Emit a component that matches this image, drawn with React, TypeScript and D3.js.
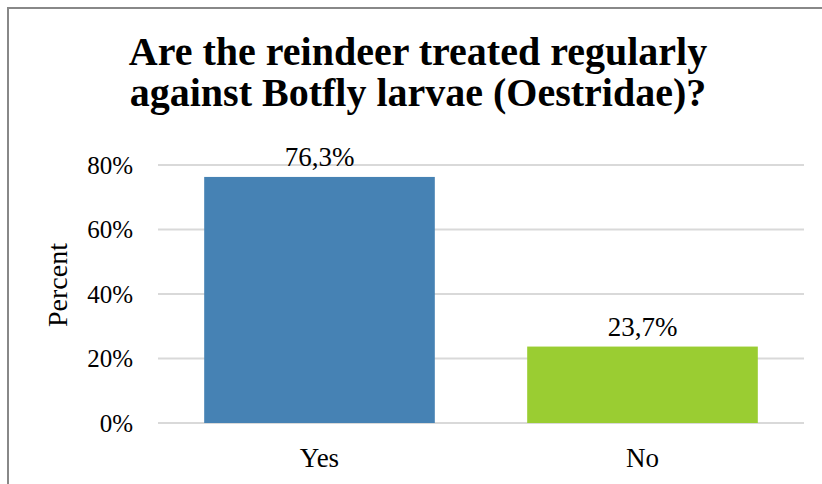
import * as d3 from "d3";
import React, { useEffect, useRef } from "react";

const categories = ["Yes", "No"];
const values = [76.3, 23.7];
const colors = ["#4682b4", "#9acd32"];
const yTicks = [0, 20, 40, 60, 80];
const titleLines = [
  "Are the reindeer treated regularly",
  "against Botfly larvae (Oestridae)?",
];

const W = 822;
const H = 484;
const FONT = "'Liberation Serif', 'DejaVu Serif', serif";

export default function App() {
  const svgRef = useRef<SVGSVGElement>(null);

  useEffect(() => {
    if (!svgRef.current) return;
    const svg = d3.select(svgRef.current);
    svg.selectAll("*").remove();

    const margin = { top: 165, right: 18, bottom: 61, left: 158 };

    // chart frame
    svg
      .append("path")
      .attr("d", `M8,${H} L8,8 L${W},8`)
      .attr("fill", "none")
      .attr("stroke", "#888")
      .attr("stroke-width", 2);

    // title
    svg
      .append("g")
      .selectAll("text")
      .data(titleLines)
      .join("text")
      .attr("x", 418)
      .attr("y", (_, i) => 65 + i * 41)
      .attr("text-anchor", "middle")
      .attr("font-family", FONT)
      .attr("font-weight", "bold")
      .attr("font-size", 40)
      .attr("fill", "#000")
      .text((d) => d);

    const x = d3
      .scaleBand()
      .domain(categories)
      .range([margin.left, W - margin.right])
      .paddingInner(0.286)
      .paddingOuter(0.143);

    const y = d3
      .scaleLinear()
      .domain([0, 80])
      .range([H - margin.bottom, margin.top]);

    // grid
    svg
      .append("g")
      .selectAll("line")
      .data(yTicks)
      .join("line")
      .attr("x1", margin.left)
      .attr("x2", W - margin.right)
      .attr("y1", (d) => y(d))
      .attr("y2", (d) => y(d))
      .attr("stroke", "#d9d9d9")
      .attr("stroke-width", 2);

    // y tick labels
    svg
      .append("g")
      .selectAll("text")
      .data(yTicks)
      .join("text")
      .attr("x", 133)
      .attr("y", (d) => y(d))
      .attr("dy", "0.35em")
      .attr("text-anchor", "end")
      .attr("font-family", FONT)
      .attr("font-size", 25)
      .text((d) => `${d}%`);

    // y axis title
    svg
      .append("text")
      .attr("transform", `translate(67,285) rotate(-90)`)
      .attr("text-anchor", "middle")
      .attr("font-family", FONT)
      .attr("font-size", 28)
      .text("Percent");

    // bars
    svg
      .append("g")
      .selectAll("rect")
      .data(values)
      .join("rect")
      .attr("x", (_, i) => x(categories[i])!)
      .attr("y", (d) => y(d))
      .attr("width", x.bandwidth())
      .attr("height", (d) => y(0) - y(d))
      .attr("fill", (_, i) => colors[i]);

    // value labels
    svg
      .append("g")
      .selectAll("text")
      .data(values)
      .join("text")
      .attr("x", (_, i) => x(categories[i])! + x.bandwidth() / 2)
      .attr("y", (d) => y(d) - 11)
      .attr("text-anchor", "middle")
      .attr("font-family", FONT)
      .attr("font-size", 27)
      .text((d) => `${d.toFixed(1).replace(".", ",")}%`);

    // category labels
    svg
      .append("g")
      .selectAll("text")
      .data(categories)
      .join("text")
      .attr("x", (d) => x(d)! + x.bandwidth() / 2)
      .attr("y", 467)
      .attr("text-anchor", "middle")
      .attr("font-family", FONT)
      .attr("font-size", 27)
      .text((d) => d);
  }, []);

  return (
    <svg
      ref={svgRef}
      width={W}
      height={H}
      style={{ position: "absolute", left: 0, top: 0, background: "#fff" }}
    />
  );
}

[Request]
Return exactly what appears from the opening line of the material through the line with "- margin.bottom, margin.top]);", apart from the pictures.

[Reply]
Emit a component that matches this image, drawn with React, TypeScript and D3.js.
import * as d3 from "d3";
import React, { useEffect, useRef } from "react";

const categories = ["Yes", "No"];
const values = [76.3, 23.7];
const colors = ["#4682b4", "#9acd32"];
const yTicks = [0, 20, 40, 60, 80];
const titleLines = [
  "Are the reindeer treated regularly",
  "against Botfly larvae (Oestridae)?",
];

const W = 822;
const H = 484;
const FONT = "'Liberation Serif', 'DejaVu Serif', serif";

export default function App() {
  const svgRef = useRef<SVGSVGElement>(null);

  useEffect(() => {
    if (!svgRef.current) return;
    const svg = d3.select(svgRef.current);
    svg.selectAll("*").remove();

    const margin = { top: 165, right: 18, bottom: 61, left: 158 };

    // chart frame
    svg
      .append("path")
      .attr("d", `M8,${H} L8,8 L${W},8`)
      .attr("fill", "none")
      .attr("stroke", "#888")
      .attr("stroke-width", 2);

    // title
    svg
      .append("g")
      .selectAll("text")
      .data(titleLines)
      .join("text")
      .attr("x", 418)
      .attr("y", (_, i) => 65 + i * 41)
      .attr("text-anchor", "middle")
      .attr("font-family", FONT)
      .attr("font-weight", "bold")
      .attr("font-size", 40)
      .attr("fill", "#000")
      .text((d) => d);

    const x = d3
      .scaleBand()
      .domain(categories)
      .range([margin.left, W - margin.right])
      .paddingInner(0.286)
      .paddingOuter(0.143);

    const y = d3
      .scaleLinear()
      .domain([0, 80])
      .range([H - margin.bottom, margin.top]);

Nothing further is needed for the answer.